→ **JOB**
Scan the records below. List lines holding "this".

→ **EXERCISE DATA**
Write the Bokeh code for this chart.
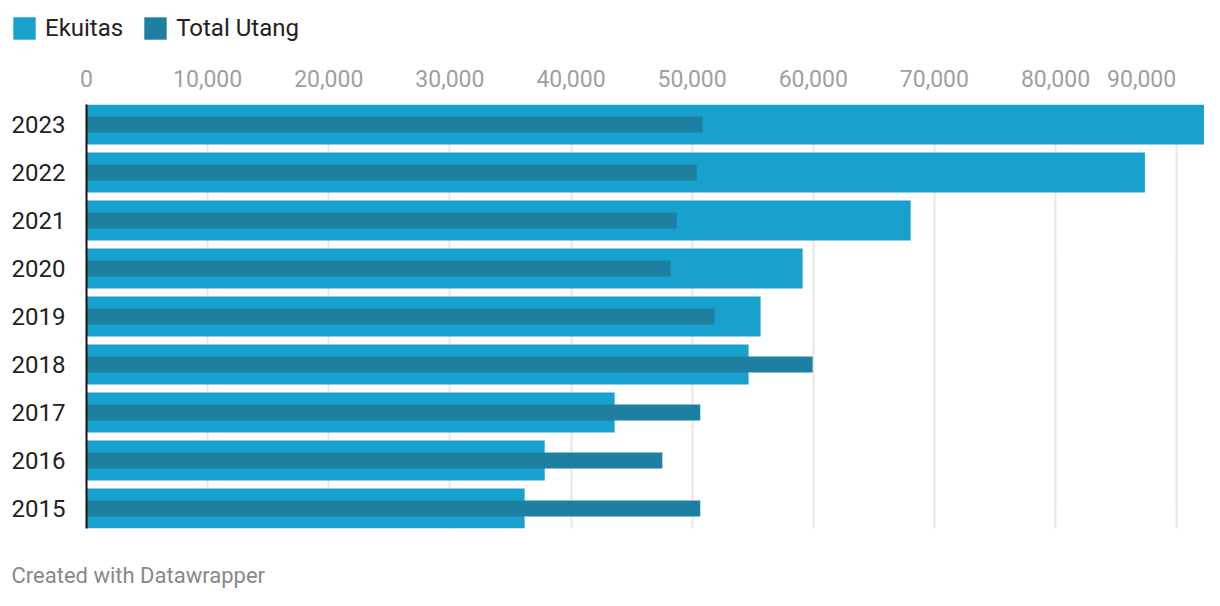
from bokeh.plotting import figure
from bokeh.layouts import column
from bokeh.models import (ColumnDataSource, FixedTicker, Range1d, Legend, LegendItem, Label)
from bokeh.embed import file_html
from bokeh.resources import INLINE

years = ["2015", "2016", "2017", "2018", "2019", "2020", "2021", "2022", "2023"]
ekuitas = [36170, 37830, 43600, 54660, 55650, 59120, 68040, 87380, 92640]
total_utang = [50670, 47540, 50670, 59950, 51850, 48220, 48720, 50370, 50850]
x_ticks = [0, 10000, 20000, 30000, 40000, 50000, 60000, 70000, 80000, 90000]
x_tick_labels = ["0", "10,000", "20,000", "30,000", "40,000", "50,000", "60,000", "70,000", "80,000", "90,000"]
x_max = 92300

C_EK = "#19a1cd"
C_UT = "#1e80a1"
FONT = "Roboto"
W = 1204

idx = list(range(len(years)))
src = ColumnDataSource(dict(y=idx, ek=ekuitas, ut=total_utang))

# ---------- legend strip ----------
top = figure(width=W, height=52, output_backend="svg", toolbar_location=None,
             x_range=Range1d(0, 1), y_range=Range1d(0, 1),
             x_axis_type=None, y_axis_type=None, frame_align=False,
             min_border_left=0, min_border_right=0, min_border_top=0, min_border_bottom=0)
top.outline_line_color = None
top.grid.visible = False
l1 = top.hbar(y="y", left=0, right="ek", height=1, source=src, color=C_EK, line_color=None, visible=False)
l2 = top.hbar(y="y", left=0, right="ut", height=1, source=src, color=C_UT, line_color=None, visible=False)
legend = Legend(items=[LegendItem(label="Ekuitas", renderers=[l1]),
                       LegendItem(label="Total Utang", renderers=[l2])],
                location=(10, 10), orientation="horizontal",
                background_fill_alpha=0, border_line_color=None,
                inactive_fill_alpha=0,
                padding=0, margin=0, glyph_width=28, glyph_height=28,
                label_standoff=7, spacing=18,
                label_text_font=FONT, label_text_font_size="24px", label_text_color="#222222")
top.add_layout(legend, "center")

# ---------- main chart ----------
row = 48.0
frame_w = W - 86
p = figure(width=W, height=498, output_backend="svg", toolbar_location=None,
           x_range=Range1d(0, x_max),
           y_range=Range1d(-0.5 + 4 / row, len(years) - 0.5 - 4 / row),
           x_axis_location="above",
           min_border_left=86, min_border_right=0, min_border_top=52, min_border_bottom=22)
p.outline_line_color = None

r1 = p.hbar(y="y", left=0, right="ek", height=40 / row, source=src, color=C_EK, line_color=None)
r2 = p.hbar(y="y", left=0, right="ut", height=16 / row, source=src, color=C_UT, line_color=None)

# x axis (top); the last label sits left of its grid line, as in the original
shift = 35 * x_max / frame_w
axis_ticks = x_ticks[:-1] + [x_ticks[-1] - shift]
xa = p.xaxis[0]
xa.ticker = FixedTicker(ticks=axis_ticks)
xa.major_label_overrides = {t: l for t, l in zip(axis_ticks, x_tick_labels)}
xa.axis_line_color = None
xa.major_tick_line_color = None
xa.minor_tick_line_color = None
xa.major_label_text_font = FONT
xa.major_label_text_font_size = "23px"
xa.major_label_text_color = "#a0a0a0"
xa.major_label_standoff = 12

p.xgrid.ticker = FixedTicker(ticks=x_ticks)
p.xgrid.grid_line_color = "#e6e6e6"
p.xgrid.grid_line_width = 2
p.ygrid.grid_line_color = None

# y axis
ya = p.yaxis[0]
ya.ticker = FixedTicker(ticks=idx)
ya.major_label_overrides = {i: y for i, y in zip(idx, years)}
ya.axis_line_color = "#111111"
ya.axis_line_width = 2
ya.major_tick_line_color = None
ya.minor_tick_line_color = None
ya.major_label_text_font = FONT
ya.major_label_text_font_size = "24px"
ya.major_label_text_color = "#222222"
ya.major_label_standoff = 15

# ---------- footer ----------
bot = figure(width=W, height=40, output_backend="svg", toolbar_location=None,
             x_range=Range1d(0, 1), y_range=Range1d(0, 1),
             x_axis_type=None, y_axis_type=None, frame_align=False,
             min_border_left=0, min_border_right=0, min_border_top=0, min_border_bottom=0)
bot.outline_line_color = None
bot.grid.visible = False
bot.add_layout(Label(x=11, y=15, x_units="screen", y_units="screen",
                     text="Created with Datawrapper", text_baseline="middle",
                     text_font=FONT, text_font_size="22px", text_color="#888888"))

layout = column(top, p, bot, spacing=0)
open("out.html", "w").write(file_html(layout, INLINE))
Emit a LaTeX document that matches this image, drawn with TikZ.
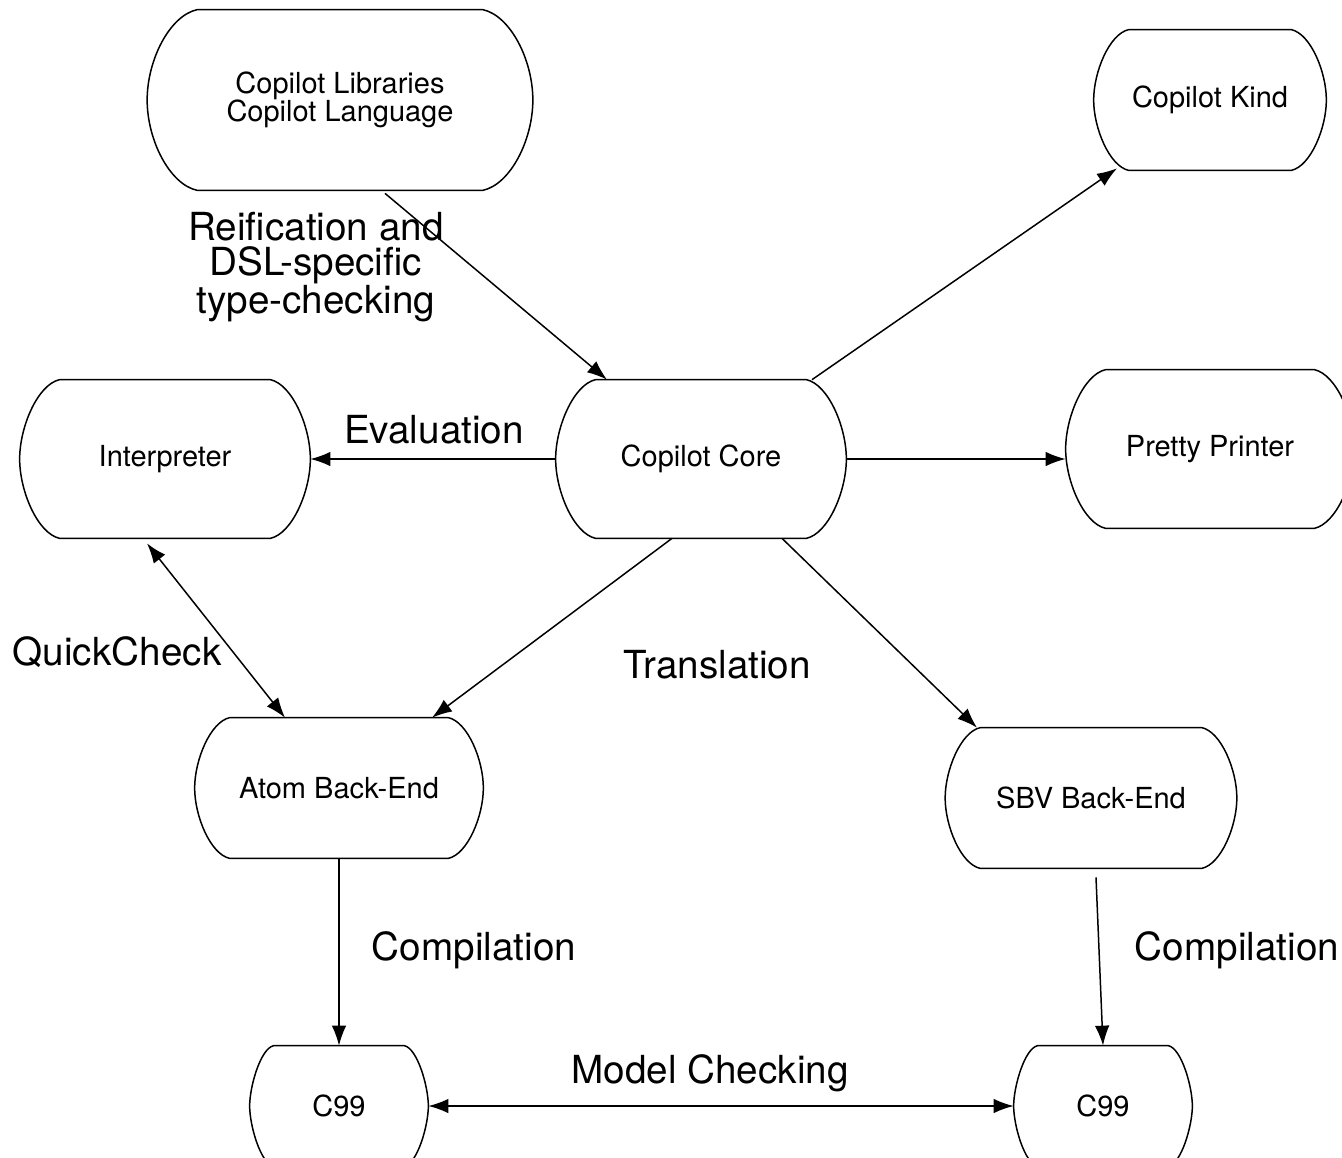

→ **COMPLETED TASK**
Write the Bokeh code for this chart.
Emit a LaTeX document that matches this image, drawn with TikZ.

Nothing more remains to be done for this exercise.